Group Work vs. Cooperative Learning

I mentioned in my other post that I loved the way that the Boaler article talked about interactions between students and this article also discusses the relationships that students have with each other when working in group settings. This is a very important aspect of group work that I often forget about because we assume that students already have relationships with each other. Although this might be true, students don’t always have the most positive relationships and we need to explicitly teach how to be respectful and how to properly contribute to a group.

We have talked a lot at my school about cooperative learning this year, which emphasizes the importance of students working in groups and each student having a specific role. It prevents students from sitting in the group and not participating. Vygotsky is referenced as promoting the opportunity for students to talk about what they are learning, which means that group discussions are important, but they are only valuable if all members are able to speak and be heard.


  1. May I be bold and ask if you feel that there is a difference between group work represented in these articles and cooperative learning? Or is cooperative learning, in fact group work? I must admit it has been awhile since I read material regarding cooperative learning, but I wondered if you felt there is a difference?

  2. I would consider Boaler's and Chizhen's work (some of the literature they refer to is in collaborative learning volumes), but I agree it feel different than the work of Slavin and Johnson.
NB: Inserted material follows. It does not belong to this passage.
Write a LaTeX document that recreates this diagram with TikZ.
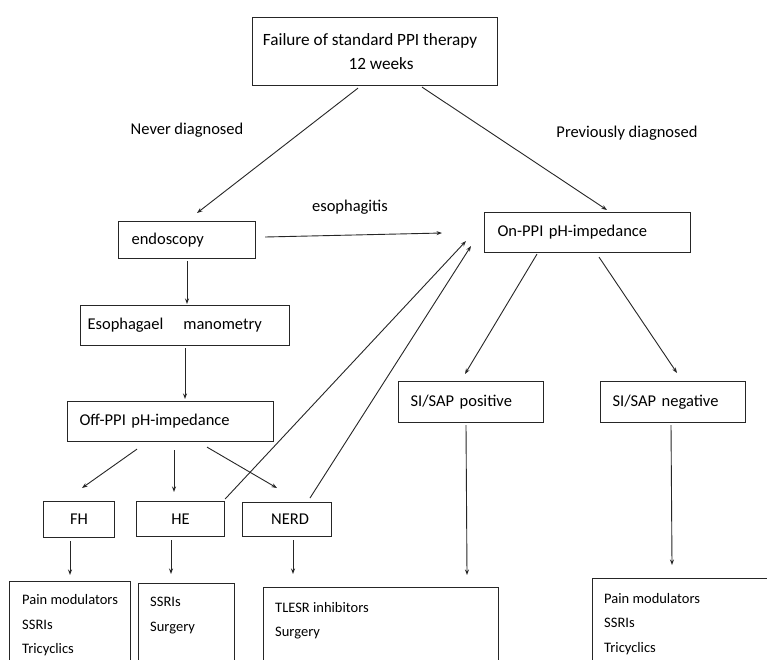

  3. Various people use different terms like group work, cooperative learning, collaborative learning... are there more?
    Personally, I think that when we set up people to work in groups, there are lots of different dynamics that can play out. So I resist the impulse to label differently unless I know what students are really doing, and then sometimes i'll talk about group work that is 'truly collaborative,' or something like that.
    To me, the bigger question is - what do students do when the work together? How can we help them do that better so they learn more/better?

  4. I guess you're right that there are different terms that can refer to the same idea. Cooperative learning is just a big buzz word at my school and the teacher who is really heading that movement begins every presentation he does by saying that it's different than group work. I suppose that he should really define what he means by that as well.

    In my own experience, I see that when students are simply placed in groups and asked to complete a task, there are students who take over and those who do not participate. I think that's normal because there are so many different personalities in a class and each student has a different way that is their strength in communicating. As the articles we read this week suggest, there is a lot that has to be done in the classroom culture in order to ensure that work done in groups is meaningful.

  5. Kagan Cooperative Learning is a great place to start to truly see the difference between Group Work and Cooperative Learning. TRUE cooperative learning is achieved because there is a structure and adheres to four basic principles which are Positive Interdependence, Individual Accountability, Equal Participation, and Simultaneous Interaction.